TASK REQUIREMENTS ::
Quote every line below exactly as it reads.

• • • • • • •

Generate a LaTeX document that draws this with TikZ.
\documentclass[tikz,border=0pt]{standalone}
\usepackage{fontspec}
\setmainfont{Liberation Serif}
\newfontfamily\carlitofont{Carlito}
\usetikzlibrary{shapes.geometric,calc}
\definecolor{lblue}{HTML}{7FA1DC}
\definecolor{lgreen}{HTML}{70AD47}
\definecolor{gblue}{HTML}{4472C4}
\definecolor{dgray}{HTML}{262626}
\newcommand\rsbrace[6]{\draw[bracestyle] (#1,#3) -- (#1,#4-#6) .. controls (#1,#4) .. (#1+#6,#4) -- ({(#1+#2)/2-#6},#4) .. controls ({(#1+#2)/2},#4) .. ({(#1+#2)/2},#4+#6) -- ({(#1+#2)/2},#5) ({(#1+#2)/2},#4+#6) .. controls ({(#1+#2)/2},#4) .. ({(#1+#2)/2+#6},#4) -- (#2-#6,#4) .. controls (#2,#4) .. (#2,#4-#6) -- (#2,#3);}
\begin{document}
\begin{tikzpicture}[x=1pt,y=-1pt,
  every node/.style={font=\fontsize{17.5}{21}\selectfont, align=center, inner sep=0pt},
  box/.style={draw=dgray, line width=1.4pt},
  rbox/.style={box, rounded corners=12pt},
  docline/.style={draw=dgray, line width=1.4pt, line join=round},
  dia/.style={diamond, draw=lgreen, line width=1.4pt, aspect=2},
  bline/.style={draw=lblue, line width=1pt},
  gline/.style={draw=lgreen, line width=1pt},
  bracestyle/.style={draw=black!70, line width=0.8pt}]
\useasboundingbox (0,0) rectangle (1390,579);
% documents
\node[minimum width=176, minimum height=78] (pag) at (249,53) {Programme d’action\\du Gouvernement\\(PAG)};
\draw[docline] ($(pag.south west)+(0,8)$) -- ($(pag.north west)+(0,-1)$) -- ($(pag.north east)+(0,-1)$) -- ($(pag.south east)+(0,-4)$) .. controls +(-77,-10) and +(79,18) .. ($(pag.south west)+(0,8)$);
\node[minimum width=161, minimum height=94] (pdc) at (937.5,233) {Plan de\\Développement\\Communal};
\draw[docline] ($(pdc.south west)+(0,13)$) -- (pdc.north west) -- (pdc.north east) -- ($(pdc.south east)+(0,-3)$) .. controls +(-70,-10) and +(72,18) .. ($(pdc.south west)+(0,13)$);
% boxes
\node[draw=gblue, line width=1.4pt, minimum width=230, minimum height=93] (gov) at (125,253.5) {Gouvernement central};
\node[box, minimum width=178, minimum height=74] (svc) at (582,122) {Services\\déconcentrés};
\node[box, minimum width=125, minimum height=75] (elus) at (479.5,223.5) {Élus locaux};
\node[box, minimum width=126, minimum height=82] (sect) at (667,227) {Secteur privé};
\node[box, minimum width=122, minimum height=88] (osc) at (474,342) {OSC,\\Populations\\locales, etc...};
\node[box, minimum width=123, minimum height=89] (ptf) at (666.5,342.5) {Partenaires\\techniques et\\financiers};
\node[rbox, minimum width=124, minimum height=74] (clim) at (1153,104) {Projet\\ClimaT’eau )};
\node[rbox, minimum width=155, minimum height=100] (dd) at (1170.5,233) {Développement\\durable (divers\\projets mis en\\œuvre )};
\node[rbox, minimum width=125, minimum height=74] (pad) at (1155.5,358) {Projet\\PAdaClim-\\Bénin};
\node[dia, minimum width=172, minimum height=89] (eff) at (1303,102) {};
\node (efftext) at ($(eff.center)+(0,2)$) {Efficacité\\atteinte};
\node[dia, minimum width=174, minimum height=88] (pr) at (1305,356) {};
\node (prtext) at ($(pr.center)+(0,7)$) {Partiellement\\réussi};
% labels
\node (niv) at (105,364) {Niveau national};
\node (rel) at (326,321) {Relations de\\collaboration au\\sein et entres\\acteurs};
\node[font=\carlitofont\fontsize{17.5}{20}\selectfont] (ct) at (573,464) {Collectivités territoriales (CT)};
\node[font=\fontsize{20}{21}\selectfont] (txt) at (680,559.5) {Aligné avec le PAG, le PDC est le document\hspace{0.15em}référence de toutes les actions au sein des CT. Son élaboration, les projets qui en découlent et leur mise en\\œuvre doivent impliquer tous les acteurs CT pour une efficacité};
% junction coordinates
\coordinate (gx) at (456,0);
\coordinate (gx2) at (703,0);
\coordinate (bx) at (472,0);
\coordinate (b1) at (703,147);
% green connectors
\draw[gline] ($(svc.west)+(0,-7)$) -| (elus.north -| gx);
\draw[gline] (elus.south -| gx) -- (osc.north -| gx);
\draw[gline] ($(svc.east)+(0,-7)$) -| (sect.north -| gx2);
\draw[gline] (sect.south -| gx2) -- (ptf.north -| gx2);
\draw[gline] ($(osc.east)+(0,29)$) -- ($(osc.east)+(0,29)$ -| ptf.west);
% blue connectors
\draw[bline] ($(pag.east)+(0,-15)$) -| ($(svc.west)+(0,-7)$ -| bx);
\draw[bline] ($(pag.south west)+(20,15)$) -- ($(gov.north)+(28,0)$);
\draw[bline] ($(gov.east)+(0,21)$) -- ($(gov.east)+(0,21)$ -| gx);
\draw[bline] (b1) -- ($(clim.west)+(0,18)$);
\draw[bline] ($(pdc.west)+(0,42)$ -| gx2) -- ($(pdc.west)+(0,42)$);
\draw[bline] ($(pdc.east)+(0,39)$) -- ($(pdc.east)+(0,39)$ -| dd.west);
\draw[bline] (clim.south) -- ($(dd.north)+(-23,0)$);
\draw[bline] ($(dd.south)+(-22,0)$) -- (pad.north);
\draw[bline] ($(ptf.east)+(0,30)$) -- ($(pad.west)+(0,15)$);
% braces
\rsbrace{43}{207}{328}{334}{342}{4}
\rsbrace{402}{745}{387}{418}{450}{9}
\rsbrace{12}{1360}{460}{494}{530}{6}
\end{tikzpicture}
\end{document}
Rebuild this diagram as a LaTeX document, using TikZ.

• • • • • • •

EXERCISE RESPONSE ::
Generate a LaTeX document that draws this with TikZ.
\documentclass[tikz,border=0pt]{standalone}
\usepackage{fontspec}
\setmainfont{Liberation Serif}
\newfontfamily\carlitofont{Carlito}
\usetikzlibrary{shapes.geometric,calc}
\definecolor{lblue}{HTML}{7FA1DC}
\definecolor{lgreen}{HTML}{70AD47}
\definecolor{gblue}{HTML}{4472C4}
\definecolor{dgray}{HTML}{262626}
\newcommand\rsbrace[6]{\draw[bracestyle] (#1,#3) -- (#1,#4-#6) .. controls (#1,#4) .. (#1+#6,#4) -- ({(#1+#2)/2-#6},#4) .. controls ({(#1+#2)/2},#4) .. ({(#1+#2)/2},#4+#6) -- ({(#1+#2)/2},#5) ({(#1+#2)/2},#4+#6) .. controls ({(#1+#2)/2},#4) .. ({(#1+#2)/2+#6},#4) -- (#2-#6,#4) .. controls (#2,#4) .. (#2,#4-#6) -- (#2,#3);}
\begin{document}
\begin{tikzpicture}[x=1pt,y=-1pt,
  every node/.style={font=\fontsize{17.5}{21}\selectfont, align=center, inner sep=0pt},
  box/.style={draw=dgray, line width=1.4pt},
  rbox/.style={box, rounded corners=12pt},
  docline/.style={draw=dgray, line width=1.4pt, line join=round},
  dia/.style={diamond, draw=lgreen, line width=1.4pt, aspect=2},
  bline/.style={draw=lblue, line width=1pt},
  gline/.style={draw=lgreen, line width=1pt},
  bracestyle/.style={draw=black!70, line width=0.8pt}]
\useasboundingbox (0,0) rectangle (1390,579);
% documents
\node[minimum width=176, minimum height=78] (pag) at (249,53) {Programme d’action\\du Gouvernement\\(PAG)};
\draw[docline] ($(pag.south west)+(0,8)$) -- ($(pag.north west)+(0,-1)$) -- ($(pag.north east)+(0,-1)$) -- ($(pag.south east)+(0,-4)$) .. controls +(-77,-10) and +(79,18) .. ($(pag.south west)+(0,8)$);
\node[minimum width=161, minimum height=94] (pdc) at (937.5,233) {Plan de\\Développement\\Communal};
\draw[docline] ($(pdc.south west)+(0,13)$) -- (pdc.north west) -- (pdc.north east) -- ($(pdc.south east)+(0,-3)$) .. controls +(-70,-10) and +(72,18) .. ($(pdc.south west)+(0,13)$);
% boxes
\node[draw=gblue, line width=1.4pt, minimum width=230, minimum height=93] (gov) at (125,253.5) {Gouvernement central};
\node[box, minimum width=178, minimum height=74] (svc) at (582,122) {Services\\déconcentrés};
\node[box, minimum width=125, minimum height=75] (elus) at (479.5,223.5) {Élus locaux};
\node[box, minimum width=126, minimum height=82] (sect) at (667,227) {Secteur privé};
\node[box, minimum width=122, minimum height=88] (osc) at (474,342) {OSC,\\Populations\\locales, etc...};
\node[box, minimum width=123, minimum height=89] (ptf) at (666.5,342.5) {Partenaires\\techniques et\\financiers};
\node[rbox, minimum width=124, minimum height=74] (clim) at (1153,104) {Projet\\ClimaT’eau )};
\node[rbox, minimum width=155, minimum height=100] (dd) at (1170.5,233) {Développement\\durable (divers\\projets mis en\\œuvre )};
\node[rbox, minimum width=125, minimum height=74] (pad) at (1155.5,358) {Projet\\PAdaClim-\\Bénin};
\node[dia, minimum width=172, minimum height=89] (eff) at (1303,102) {};
\node (efftext) at ($(eff.center)+(0,2)$) {Efficacité\\atteinte};
\node[dia, minimum width=174, minimum height=88] (pr) at (1305,356) {};
\node (prtext) at ($(pr.center)+(0,7)$) {Partiellement\\réussi};
% labels
\node (niv) at (105,364) {Niveau national};
\node (rel) at (326,321) {Relations de\\collaboration au\\sein et entres\\acteurs};
\node[font=\carlitofont\fontsize{17.5}{20}\selectfont] (ct) at (573,464) {Collectivités territoriales (CT)};
\node[font=\fontsize{20}{21}\selectfont] (txt) at (680,559.5) {Aligné avec le PAG, le PDC est le document\hspace{0.15em}référence de toutes les actions au sein des CT. Son élaboration, les projets qui en découlent et leur mise en\\œuvre doivent impliquer tous les acteurs CT pour une efficacité};
% junction coordinates
\coordinate (gx) at (456,0);
\coordinate (gx2) at (703,0);
\coordinate (bx) at (472,0);
\coordinate (b1) at (703,147);
% green connectors
\draw[gline] ($(svc.west)+(0,-7)$) -| (elus.north -| gx);
\draw[gline] (elus.south -| gx) -- (osc.north -| gx);
\draw[gline] ($(svc.east)+(0,-7)$) -| (sect.north -| gx2);
\draw[gline] (sect.south -| gx2) -- (ptf.north -| gx2);
\draw[gline] ($(osc.east)+(0,29)$) -- ($(osc.east)+(0,29)$ -| ptf.west);
% blue connectors
\draw[bline] ($(pag.east)+(0,-15)$) -| ($(svc.west)+(0,-7)$ -| bx);
\draw[bline] ($(pag.south west)+(20,15)$) -- ($(gov.north)+(28,0)$);
\draw[bline] ($(gov.east)+(0,21)$) -- ($(gov.east)+(0,21)$ -| gx);
\draw[bline] (b1) -- ($(clim.west)+(0,18)$);
\draw[bline] ($(pdc.west)+(0,42)$ -| gx2) -- ($(pdc.west)+(0,42)$);
\draw[bline] ($(pdc.east)+(0,39)$) -- ($(pdc.east)+(0,39)$ -| dd.west);
\draw[bline] (clim.south) -- ($(dd.north)+(-23,0)$);
\draw[bline] ($(dd.south)+(-22,0)$) -- (pad.north);
\draw[bline] ($(ptf.east)+(0,30)$) -- ($(pad.west)+(0,15)$);
% braces
\rsbrace{43}{207}{328}{334}{342}{4}
\rsbrace{402}{745}{387}{418}{450}{9}
\rsbrace{12}{1360}{460}{494}{530}{6}
\end{tikzpicture}
\end{document}
Rebuild this diagram as a LaTeX document, using TikZ.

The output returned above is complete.